You know when something bad happens to someone at work, everyone gets together and tries to help? Send flowers, write a card, make a casserole. It’s a lovely gesture, and I know from being on the receiving end of it, it is most definitely appreciated. But…
When the F*CK am I going to stop being the person who gets the freaking casseroles?!?! It’s usually a thing that kind of rotates. Someones kid breaks an ankle, someone’s grandmother passes, someone finds out both their embryos are abnormal, you know the usual. I’m so over people feeling bad for me.
It just feels like I’ve been the only one needing casseroles for like a year and a half, and even though they are delicious, and I don’t wish the casserole need on anyone else, I am done. I am so sick of people saying “when are you going to catch a break” and “you’ve had a rough year” and “I really thought things would be on an upswing for you”. Yeah, I agree with all this shit. I’ve been really struggling with this part lately. I think because I had so much hope and positivity going into my IVF cycle and then it was crushed so definitively and quickly, it’s like I need casserole more than ever.
My friend Ashley from Feel.Fire.Flow (feelfireflow.com highly recommend) shared this article the other day that felt like it was my brain emptied out into someone else’s. It was strange but also comforting. Melissa Rauch from Big Bang Theory (fun fact I don’t enjoy that show at all, sorry Melissa) announced her pregnancy in the most authentic way for Glamour. I felt like maybe she has been listening to me talk or maybe reading this (lol I wish) because she sounded so much like my inner monologue. Please take a moment to read this whether you can relate or not to anything I write about here. You will either appreciate it for its realness or it can help you understand how those of us who’ve been through pregnancy loss have felt in the roller coaster of emotions that comes with the territory: Glamour
I’ve sat down to write this blog post every couple of days for the last couple of weeks. I’ve felt guilt for not doing the once or twice a week that was my original goal. But I just haven’t had it in me. Check out my last post to get caught up in my journey and perhaps understand why I haven’t had the umph to get typing (There’s Nothing Funny About This Post.).
But, I just got back from a week in my favorite place, York Beach, Maine:
I finally felt the energy to put some words down on “paper” again. Trying to keep up the hope in what feels like an actual SEA (ocean picture pun intended) of pregnant people around me has been extremely difficult. It always has been but this moment has been a particular suckfest. Hoping this is going to kick start me back into the consistent writing as we embark on the next step.

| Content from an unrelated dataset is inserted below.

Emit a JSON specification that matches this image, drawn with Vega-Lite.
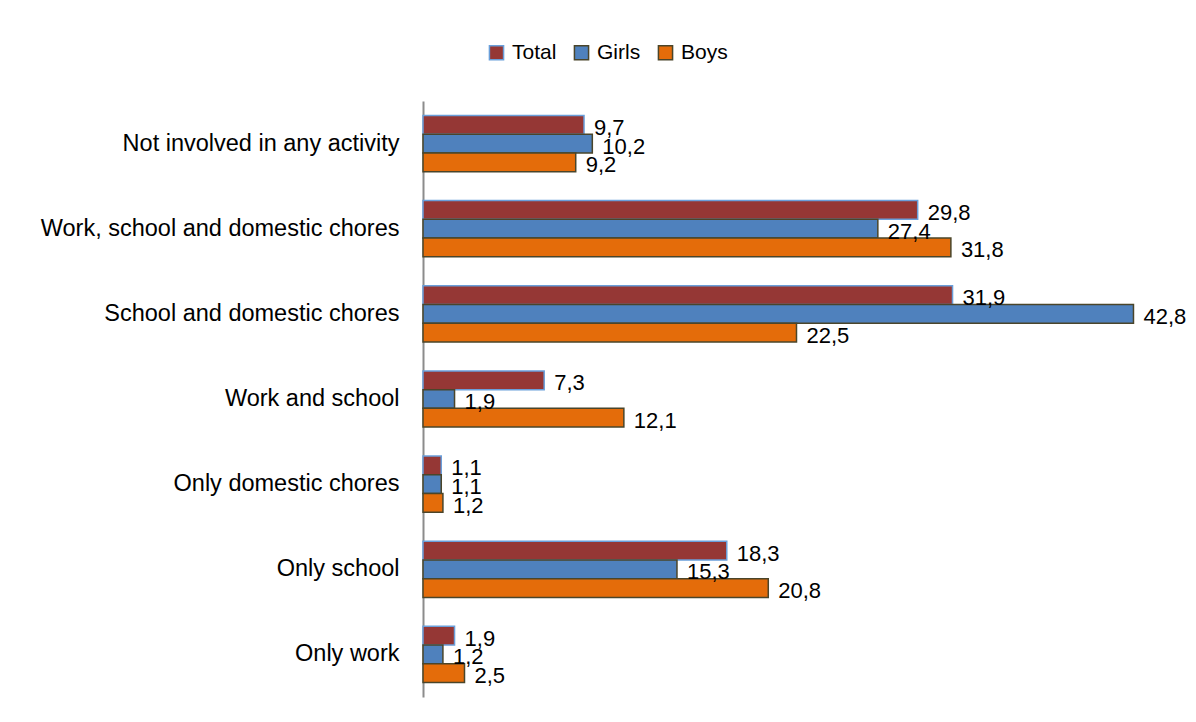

One thing my counselor at the Fertility office told me was when I am feeling really down and sad to try and do things that feel authentic to the way I want to live my life, instead of burying myself in a dark room under a blanket (that latter being most likely, let’s be honest). But, I realize that a more regular fitness regimen and writing the blog were both things that were therapeutic and part of my wellness routine that had been working for my overall wellbeing in this hot mess that is my current life.
So, here I am back at it. One could say “Oh my God we’re back againnnnn”, not really, but I felt that it was an appropriate time to include a Backstreet Boys Gif.